All of the awareness raising events have included films such as End of Suburbia, Power of Community, The Story of Stuff, The Turning Point, and so on, followed by discussion and input from people. A big part of this input was developing a Transition Timeline. This enabled people to add ideas on changes to Worthing between the present and 2030.

Where we are at the moment is partway through a schedule to develop the timeline and ultimately write and publish an Energy Descent Action Plan.
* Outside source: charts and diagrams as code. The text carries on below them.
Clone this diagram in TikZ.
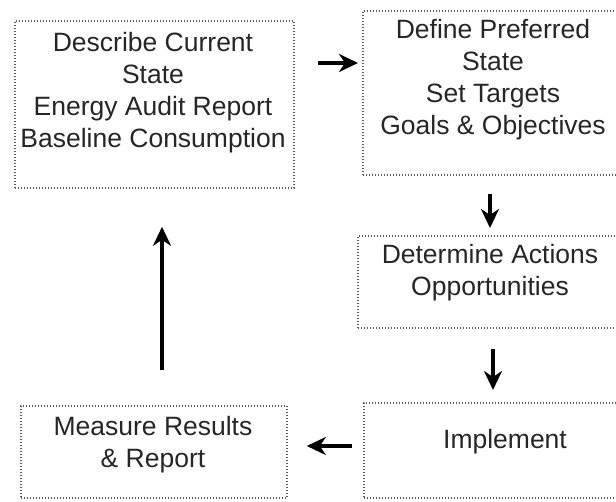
\documentclass[tikz,border=0pt]{standalone}
\usepackage{fontspec}
\setmainfont{Liberation Sans}
\usetikzlibrary{arrows.meta}
\begin{document}
\begin{tikzpicture}[x=1pt,y=-1pt,
  box/.style={draw=black!65, line width=1.8pt, dash pattern=on 1pt off 2pt,
    inner sep=0pt, anchor=north west},
  label/.style={font=\fontsize{26.5}{32}\selectfont, text=black!85, align=center,
    inner sep=0pt, anchor=north},
  arr/.style={line width=3.2pt, draw=black, -{Stealth[length=19pt,width=18pt,inset=6pt]}}]
\useasboundingbox (0,0) rectangle (616,502);
\clip (0,0) rectangle (616,502);
% the five stages of the cycle
\node[box, minimum width=279pt, minimum height=167pt] (b1) at (14,20) {};
\node[box, minimum width=270pt, minimum height=164pt] (b2) at (362,10) {};
\node[box, minimum width=270pt, minimum height=92pt] (b3) at (357,235) {};
\node[box, minimum width=290pt, minimum height=95pt] (b4) at (363,402) {};
\node[box, minimum width=266pt, minimum height=92pt] (b5) at (20,405) {};
% stage texts
\node[label] (t1) at (153,32) {Describe Current\\State\\Energy Audit Report\\Baseline Consumption};
\node[label] (t2) at (493,19) {Define Preferred\\State\\Set Targets\\Goals \& Objectives};
\node[label] (t3) at (490,244) {Determine Actions\\Opportunities};
\node[label] (t4) at (505,429) {Implement};
\node[label] (t5) at (153,416) {Measure Results\\\& Report};
% arrows between stages
\draw[arr, shorten <=23pt, shorten >=4pt] (b1.east |- 0,63) -- (b2.west |- 0,63);
\draw[arr, shorten <=18pt, shorten >=7pt] (490,0 |- b2.south) -- (490,0 |- b3.north);
\draw[arr, shorten <=20pt, shorten >=12pt] (493,0 |- b3.south) -- (493,0 |- b4.north);
\draw[arr, shorten <=11pt, shorten >=19pt] (b4.west |- 0,446) -- (b5.east |- 0,446);
\draw[arr, shorten <=35pt, shorten >=38pt] (162,0 |- b5.north) -- (162,0 |- b1.south);
\end{tikzpicture}
\end{document}
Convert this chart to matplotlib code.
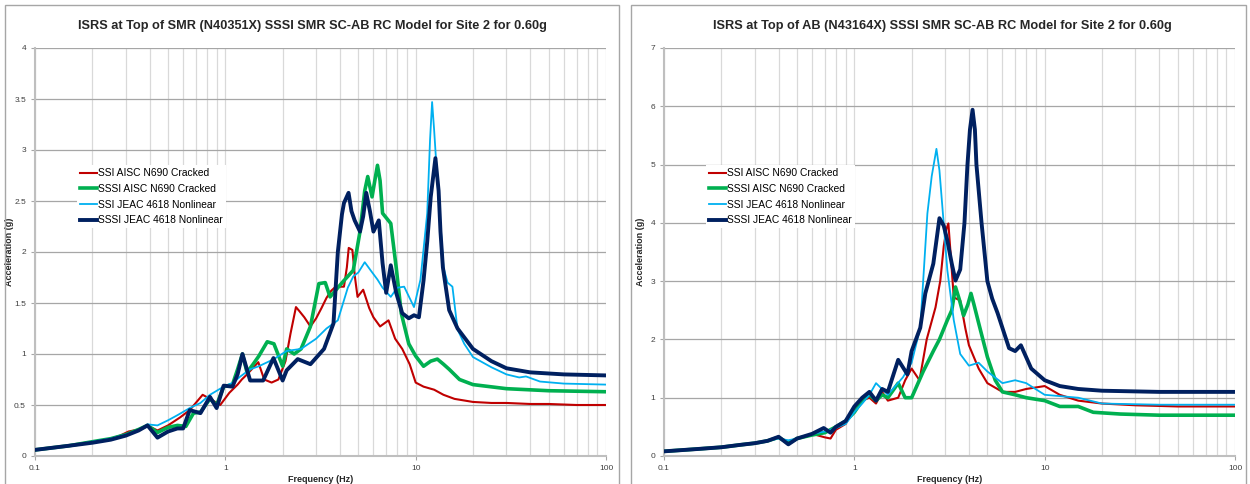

EDAP Workshop, 16th March 2011

Worthing’s Energy Descent Action Plan outline: 2010 to 2012

  1. 2010/2011 Events: Visioning & timeline
  2. Jan/Feb: Oral histories
  3. 16th March: launch of EDAP project
  4. 29th March: Crash Course
  5. April/May: Baseline data
  6. May: TTW Groups to develop timelines
  7. May: Worthing Food Mapping
  8. 12th June: Launch of Transition Tales creative writing competition
  9. 12th June: Can You Imagine Worthing in 2030?
  10. June/July: Develop EDAP video material
  11. June/July: Explore funding &/or publishing options
  12. 16th July: Worthing Energy Fair
  13. July/August: Oral Histories Project and Film
  14. Autumn 2011 onwards: workshops to develop EDAP (e.g. World Cafe)
  15. Winter: First draft; produce Worthing EDAP video
  16. Early 2012: ongoing public events to raise awareness and profile of EDAP
  17. Spring 2012: Second draft
  18. Summer 2012: set up Worthing EDAP website
  19. Late 2012: Publish EDAP and celebrate!
It’s an ambitious schedule, but there’s already a huge amount of possible content that needs editing. And, let’s face it, Worthing needs a plan!